5. A Pleasant Impression

I have read something wonderful but have yet to craft a description of it with the beauty and sophistication the novel deserves. So, I'll leave it to Michelle (circa 2008):
"After I’d had a chance to think about it for a while I began to understand why I felt this sudden joy when Kakuro was talking about the birch trees. I get the same feeling when anyone talks about trees, any trees: the linden tree in the farmyard, the oak behind the old barn, the stately elms that have all disappeared now, the pine trees along the wind-swept coasts. There’s so much humanity in a love of trees, so much nostalgia for our first sense of wonder, so much power in just feeling our own insignificance when we are surrounded by nature… yes, that’s it: just thinking about trees and their indifferent majesty and our love for them teaches us how ridiculous we are- vile parasites squirming on the surface of the earth- and at the same time how deserving of life we can be, when we can honour this beauty that owes us nothing."

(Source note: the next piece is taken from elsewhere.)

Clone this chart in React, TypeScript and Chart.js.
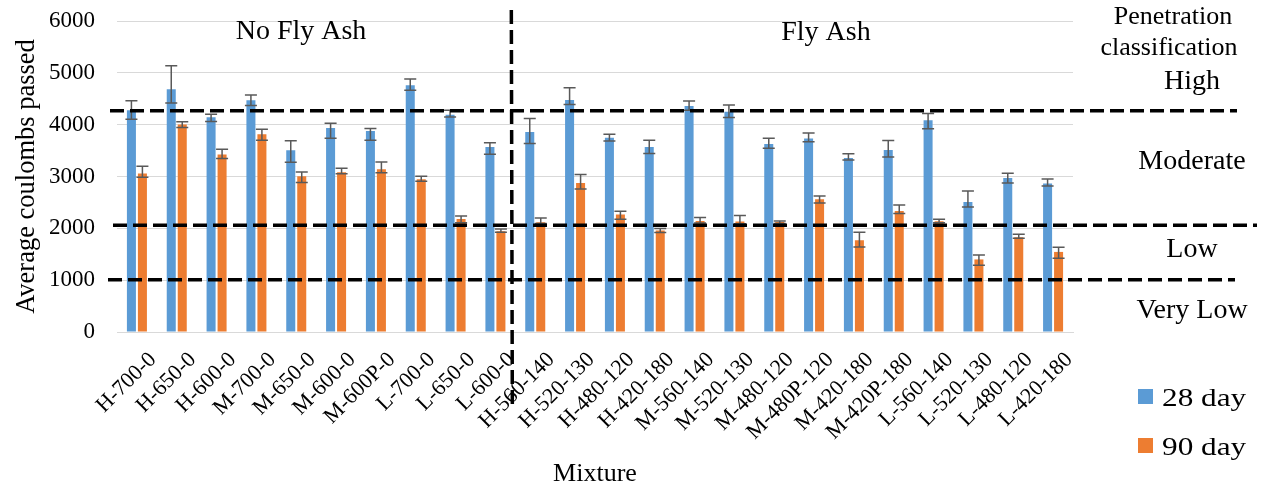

- Paloma, in The Elegance of the Hedgehog, by Muriel Barbery. My first Christmas book cracked, and every other page I want to mark something that is so perfectly written it makes my soul expand, like Paloma’s when she sees beyond herself to the beauty of the birch trees.
I also loved this bit:
There is one chocolate Florentine left, which I nibble out of greediness, with my front teeth, like a mouse. If you change the way you crunch into something, it is like trying something new.

-Renée, the concierge in Paloma's building, on triumphing over boredom.